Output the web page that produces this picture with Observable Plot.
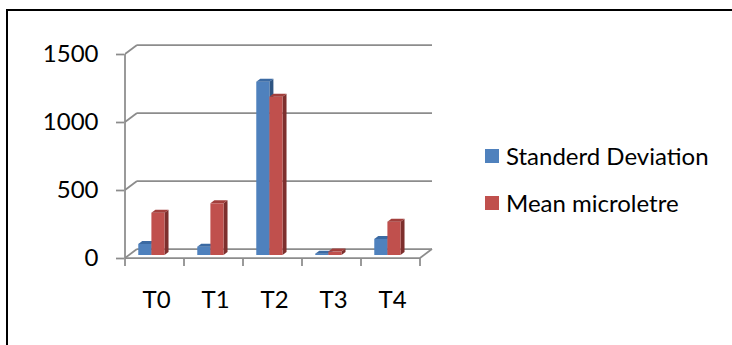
<!DOCTYPE html>
<html>
<head>
<meta charset="utf-8">
<script src="https://cdn.jsdelivr.net/npm/d3@7"></script>
<script src="https://cdn.jsdelivr.net/npm/@observablehq/plot@0.6"></script>
<style>
  html, body { margin: 0; padding: 0; background: #fff; }
  #wrap { position: relative; width: 732px; height: 345px; overflow: hidden; font-family: Lato, "Open Sans", sans-serif; }
  #border { position: absolute; left: 6px; top: 9px; width: 800px; height: 400px; border-left: 2px solid #000; border-top: 2px solid #000; pointer-events: none; }
  #legend { position: absolute; left: 485px; top: 140px; font-size: 24px; color: #000; }
  .item { display: flex; align-items: center; height: 31px; margin-bottom: 16px; }
  .sw { width: 14px; height: 14px; margin-right: 7px; flex: none; }
</style>
</head>
<body>
<div id="wrap">
  <div id="chart"></div>
  <div id="legend"></div>
  <div id="border"></div>
</div>
<script>
// ---- data ----
const categories = ["T0", "T1", "T2", "T3", "T4"];
const seriesNames = ["Standerd Deviation", "Mean microletre"];
const standardDeviation = [81, 61, 1274, 10, 118];
const meanMicrolitre = [311, 380, 1164, 25, 245];
const yTicks = [0, 500, 1000, 1500];

// ---- styling ----
const colors = {
  "Standerd Deviation": {front: "#4f81bd", top: "#3b6aa3", side: "#2f5582"},
  "Mean microletre": {front: "#c0504d", top: "#a23f3c", side: "#7d2f2d"}
};
const gridColor = "#8c8c8c";
const DX = 12, DY = 9;            // floor depth offset
const barSlots = [[0.225, 0.4475], [0.4475, 0.67]]; // front-face extents within a band

const rows = [];
categories.forEach((c, i) => {
  rows.push({cat: c, series: seriesNames[0], value: standardDeviation[i], slot: 0});
  rows.push({cat: c, series: seriesNames[1], value: meanMicrolitre[i], slot: 1});
});

const NS = "http://www.w3.org/2000/svg";
function el(tag, attrs) {
  const e = document.createElementNS(NS, tag);
  for (const k in attrs) e.setAttribute(k, attrs[k]);
  return e;
}
function poly(pts, fill) {
  return el("polygon", {points: pts.map(p => p.join(",")).join(" "), fill});
}
function bandInfo(x) {
  const bw = x.bandwidth ? x.bandwidth() : (x(categories[1]) - x(categories[0]));
  const x0 = x(categories[0]);
  const x1 = x(categories[categories.length - 1]) + bw;
  return {bw, x0, x1};
}

// walls, gridlines, floor
function frame3d(index, scales) {
  const {x, y} = scales;
  const {x0, x1} = bandInfo(x);
  const g = el("g", {stroke: gridColor, "stroke-width": 1.75, fill: "none"});
  for (const t of yTicks) {
    g.appendChild(el("line", {x1: x0 + DX, x2: x1 + DX, y1: y(t) - DY, y2: y(t) - DY}));
    g.appendChild(el("line", {x1: x0, x2: x0 + DX, y1: y(t), y2: y(t) - DY}));
  }
  g.appendChild(el("line", {x1: x0, x2: x0, y1: y(yTicks[yTicks.length - 1]), y2: y(0)}));
  g.appendChild(el("line", {x1: x0, x2: x1, y1: y(0), y2: y(0)}));
  g.appendChild(el("line", {x1: x1, x2: x1 + DX, y1: y(0), y2: y(0) - DY}));
  const bounds = categories.map(c => x(c)).concat([x1]);
  for (const b of bounds) g.appendChild(el("line", {x1: b, x2: b, y1: y(0), y2: y(0) + 8}));
  return g;
}

// 3D columns
function bars3d(index, scales) {
  const {x, y} = scales;
  const {bw} = bandInfo(x);
  const fx = DX / 3, fy = DY / 3;   // columns occupy the middle third of the depth
  const g = el("g", {});
  for (const r of rows) {
    const c = colors[r.series];
    const [a, b] = barSlots[r.slot];
    const xl = x(r.cat) + a * bw, xr = x(r.cat) + b * bw;
    const yb = y(0) - fy, yt = y(r.value) - fy;
    g.appendChild(poly([[xr, yt], [xr + fx, yt - fy], [xr + fx, yb - fy], [xr, yb]], c.side));
    g.appendChild(el("rect", {x: xl, y: yt, width: xr - xl, height: Math.max(0, yb - yt), fill: c.front}));
    g.appendChild(poly([[xl, yt], [xr, yt], [xr + fx, yt - fy], [xl + fx, yt - fy]], c.top));
  }
  return g;
}

const chart = Plot.plot({
  width: 732,
  height: 345,
  marginLeft: 124,
  marginRight: 312,
  marginTop: 54,
  marginBottom: 87,
  x: {type: "band", domain: categories, padding: 0},
  y: {domain: [0, 1500]},
  style: {background: "transparent", fontFamily: "Lato, 'Open Sans', sans-serif", color: "#000", overflow: "visible"},
  marks: [
    frame3d,
    Plot.axisY(yTicks, {tickSize: 8, tickPadding: 18, stroke: gridColor, strokeWidth: 1.75, fontSize: 24, label: null, tickFormat: d => String(d)}),
    Plot.axisX({tickSize: 0, tickPadding: 32, fontSize: 24, label: null, dx: 1.5}),
    bars3d
  ]
});
document.getElementById("chart").appendChild(chart);

const legend = document.getElementById("legend");
seriesNames.forEach(name => {
  const item = document.createElement("div");
  item.className = "item";
  const sw = document.createElement("span");
  sw.className = "sw";
  sw.style.background = colors[name].front;
  const label = document.createElement("span");
  label.textContent = name;
  item.appendChild(sw);
  item.appendChild(label);
  legend.appendChild(item);
});
</script>
</body>
</html>
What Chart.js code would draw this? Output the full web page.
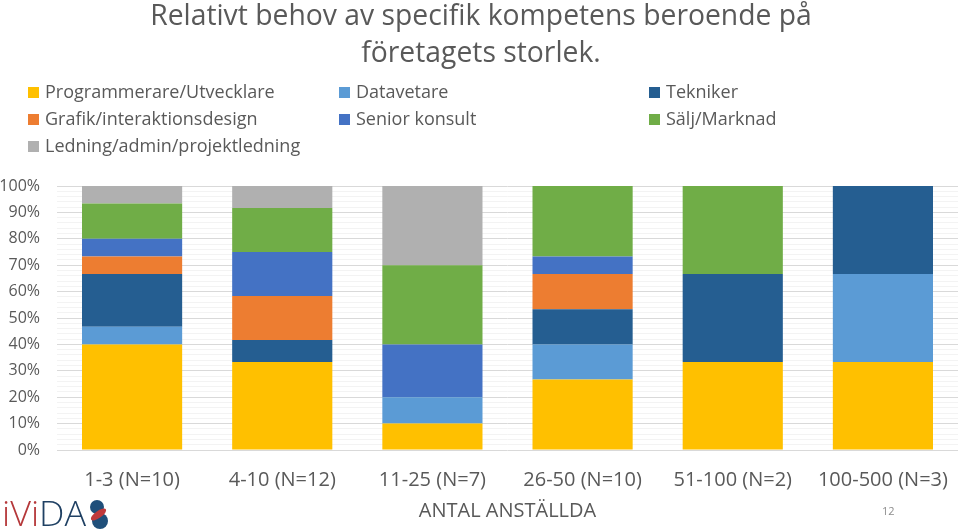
<!DOCTYPE html>
<html>
<head>
<meta charset="utf-8">
<script src="https://cdn.jsdelivr.net/npm/chart.js@4"></script>
<style>
  html, body { margin: 0; padding: 0; background: #fff; }
  #wrap { position: relative; width: 960px; height: 530px; overflow: hidden; font-family: "Open Sans", sans-serif; color: #595959; }
  #c { position: absolute; left: 0; top: 0; }
  #title { position: absolute; left: 0; width: 962px; top: -4px; text-align: center; font-size: 28.3px; line-height: 37px; font-weight: 400; }
  #legend { position: absolute; left: 0; top: 0; width: 960px; height: 170px; }
  .li { position: absolute; font-size: 18px; line-height: 20px; white-space: nowrap; }
  .li span.box { display: inline-block; width: 11px; height: 11px; margin-right: 6px; vertical-align: 0px; }
  #page { position: absolute; left: 882px; top: 503px; font-size: 11px; color: #8c8c8c; }
  #logo { position: absolute; left: 0px; top: 494px; }
</style>
</head>
<body>
<div id="wrap">
  <canvas id="c" width="960" height="530"></canvas>
  <div id="title">Relativt behov av specifik kompetens beroende på<br>företagets storlek.</div>
  <div id="legend"></div>
  <div id="page">12</div>
  <svg id="logo" width="112" height="36" viewBox="0 0 112 36">
    <text x="2" y="32" font-family="Open Sans, sans-serif" font-size="34" font-weight="300" textLength="84" lengthAdjust="spacingAndGlyphs"><tspan fill="#b5383a">iVi</tspan><tspan fill="#1f4063">DA</tspan></text>
    <circle cx="97" cy="13" r="7" fill="#1f4f7a"/>
    <circle cx="100" cy="27" r="8" fill="#1f4f7a"/>
    <ellipse cx="98.5" cy="20.5" rx="9" ry="3.5" fill="#c0393b" transform="rotate(-35 98.5 20.5)"/>
  </svg>
</div>
<script>
const categories = ["1-3 (N=10)", "4-10 (N=12)", "11-25 (N=7)", "26-50 (N=10)", "51-100 (N=2)", "100-500 (N=3)"];
const seriesNames = ["Programmerare/Utvecklare", "Datavetare", "Tekniker", "Grafik/interaktionsdesign", "Senior konsult", "Sälj/Marknad", "Ledning/admin/projektledning"];
const seriesColors = ["#FFC000", "#5B9BD5", "#255E91", "#ED7D31", "#4472C4", "#70AD47", "#B0B0B0"];
// percent share per category
const programmerare = [40.0, 33.33, 10, 26.67, 33.33, 33.33];
const datavetare    = [6.67, 0, 10, 13.33, 0, 33.33];
const tekniker      = [20.0, 8.33, 0, 13.33, 33.33, 33.34];
const grafik        = [6.67, 16.67, 0, 13.33, 0, 0];
const seniorKonsult = [6.67, 16.67, 20, 6.67, 0, 0];
const saljMarknad   = [13.33, 16.67, 30, 26.67, 33.34, 0];
const ledning       = [6.66, 8.33, 30, 0, 0, 0];
const yTickLabels = ["0%", "10%", "20%", "30%", "40%", "50%", "60%", "70%", "80%", "90%", "100%"];

const seriesData = [programmerare, datavetare, tekniker, grafik, seniorKonsult, saljMarknad, ledning];

// HTML legend in 3 columns
const legend = document.getElementById('legend');
const colX = [28, 339, 649];
const rowY = [81, 108, 135];
seriesNames.forEach((n, i) => {
  const d = document.createElement('div');
  d.className = 'li';
  d.style.left = colX[i % 3] + 'px';
  d.style.top = rowY[Math.floor(i / 3)] + 'px';
  d.innerHTML = '<span class="box" style="background:' + seriesColors[i] + '"></span>' + n;
  legend.appendChild(d);
});

new Chart(document.getElementById('c'), {
  type: 'bar',
  data: {
    labels: categories,
    datasets: seriesNames.map((n, i) => ({
      label: n,
      data: seriesData[i],
      backgroundColor: seriesColors[i],
      borderWidth: 0,
      categoryPercentage: 1,
      barPercentage: 0.667
    }))
  },
  options: {
    responsive: false,
    animation: false,
    layout: { padding: { top: 186, right: 2, left: 0, bottom: 0 } },
    plugins: { legend: { display: false }, title: { display: false }, tooltip: { enabled: false } },
    scales: {
      x: {
        stacked: true,
        grid: { display: false },
        border: { display: false },
        ticks: { color: '#595959', font: { family: 'Open Sans', size: 20 }, padding: 10, maxRotation: 0, autoSkip: false },
        title: { display: true, text: 'ANTAL ANSTÄLLDA', color: '#595959', font: { family: 'Open Sans', size: 20 }, padding: { top: 2, bottom: 7 } },
        afterFit: (s) => { s.height = 80; }
      },
      y: {
        stacked: true,
        min: 0, max: 100,
        ticks: {
          stepSize: 2,
          autoSkip: false,
          color: '#595959',
          font: { family: 'Open Sans', size: 16 },
          padding: 17,
          callback: (v) => (v % 10 === 0 ? yTickLabels[v / 10] : '')
        },
        grid: {
          drawTicks: false,
          color: (ctx) => (ctx.tick && ctx.tick.value % 10 === 0 ? '#D9D9D9' : '#F3F3F3'),
          lineWidth: 1
        },
        border: { display: false },
        afterFit: (s) => { s.width = 57; }
      }
    }
  }
});
</script>
</body>
</html>
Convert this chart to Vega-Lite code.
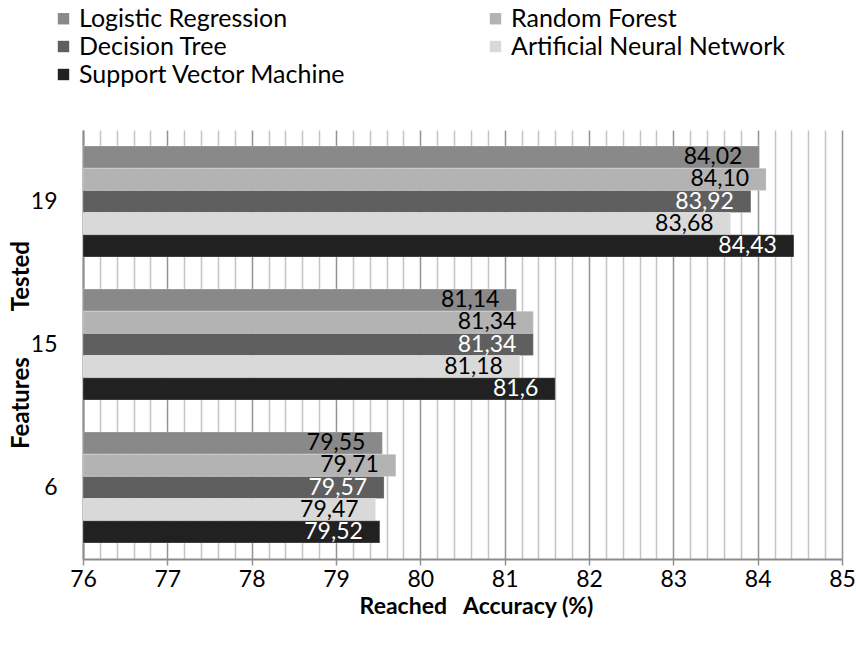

____

• **Goal of the exercise**
Find every line with the word "code" and state how many there are, with no other words.

• **Complete response**
2